Baking powder is a mixture of baking soda plus an acid. Most consumers use double-acting baking powder. It contains a fast-acting acid that reacts with the moisture in the recipe and a slow-acting baking powder that reacts with the addition of heat. If moisture is present, the acid (cream of tartar, lemon juice, and buttermilk are examples of an acid) reacts, causing the release of carbon dioxide, which causes cake to rise. Too much leavening agent will cause air bubbles to be too big. They combine and burst, leading to a flat cake. 

Too little leavening agent will lead to a heavy cake. This is the perfect example of the importance of proper measuring while baking. To make your own baking powder, you can substitute ¼ teaspoon of baking soda and ½ teaspoon of cream of tartar for every teaspoon of baking powder.

Salt is used in quick breads to enhance the flavor of the other ingredients. There is not a specific ratio for home baking, and the recipe may need to be adjusted if salted butter is used. Leaving the salt out completely will leave your bread tasting bland. Spices, flavorings, and extracts add flavor and interest to quick breads. Usually these ingredients are added in small amounts. If adding nuts, raisins, or chopped fruits, toss them in flour first. This helps prevent them from sinking to the bottom of the pan. Also, dried fruit can be soaked first for about ten minutes to add extra sweetness to the baked bread.

There are three types of quick bread batters. Pour batters are usually those with a thick liquid consistency. These are appropriate for pancakes, waffles, and funnel cakes. Drop batters are much thicker and need to be pushed out of the bowl with a spatula. These include muffins, tea loaves, nut breads, corn bread, and coffee cakes. Lastly, the quick bread may be a dough that is dry enough to be kneaded slightly, rolled, and cut into shapes. Biscuits and sticky buns are usually made with a dough.

The key to making moist and tender quick breads is proper mixing. The first step is thorough mixing of all the dry ingredients or just stirring. In a separate bowl, the eggs, sugar and fat should be mixed according to the recipe. Any remaining ingredients such as fruit, nuts, or vegetables should be added to the bowl of wet ingredients. At this point the dry ingredients can be poured into the wet ingredients. The dry mixture should be folded gently just until the dry ingredients are moistened. The batter should be lumpy.

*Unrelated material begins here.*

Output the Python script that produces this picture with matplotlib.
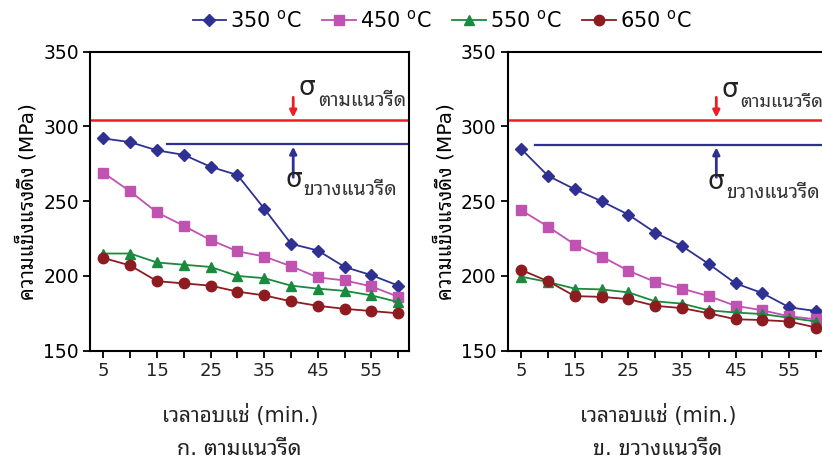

Sometimes the recipe calls for the fat and sugar to be creamed together first, until a fluffy texture and light color is obtained. Then the remaining ingredients are added and stirred together as described above. As the bread bakes, trapped carbon dioxide, along with the production of steam, allows the bread to rise.

To obtain the desired appearance, the mixing has to be done properly. If the batter is under mixed, the bread will rise insufficiently. If the batter is over mixed, too much air will be incorporated, and large holes or tunnels will form during baking. Muffins show this very well. Either way, you’ll be disappointed with the results; follow the recipe instructions for the desired texture.

Preheat your oven before mixing the ingredients. Bake your quick breads in the center of the oven. Check for doneness about 7 minutes before the recipe directions call for it to be finished. To check for doneness, the center should be checked using a toothpick. If the toothpick is clean or comes out with just a few crumbs from the center of the bread, the bread is done. A coated toothpick means the bread requires more baking; check about every 2 minutes until the bread is done.

Quick breads should be completely cooled before storing. If the bread is going to be used within the next few days, simply label it and seal it in an airtight container to retain the bread’s moisture. Most quick breads can be left at room temperature and still maintain their freshness. 

Keep in mind that if the bread contains added fruits, sour cream, yogurt, cheese, or other highly perishable products, the bread should be refrigerated for safety reasons. If the bread will not be used within a week, wrap the bread in an airtight container or in plastic wrap inside a freezer bag and freeze it until time of use. The bread should be set out for about an hour and a half at room temperature to thaw before needed.

Here’s an idea: Bake an extra loaf, put a bow on it and take it to a friend or neighbor. Brighten someone’s day and show you care by bringing them some homemade bread. There is a lot of science in baking, I hope you feel smarter after having read all this.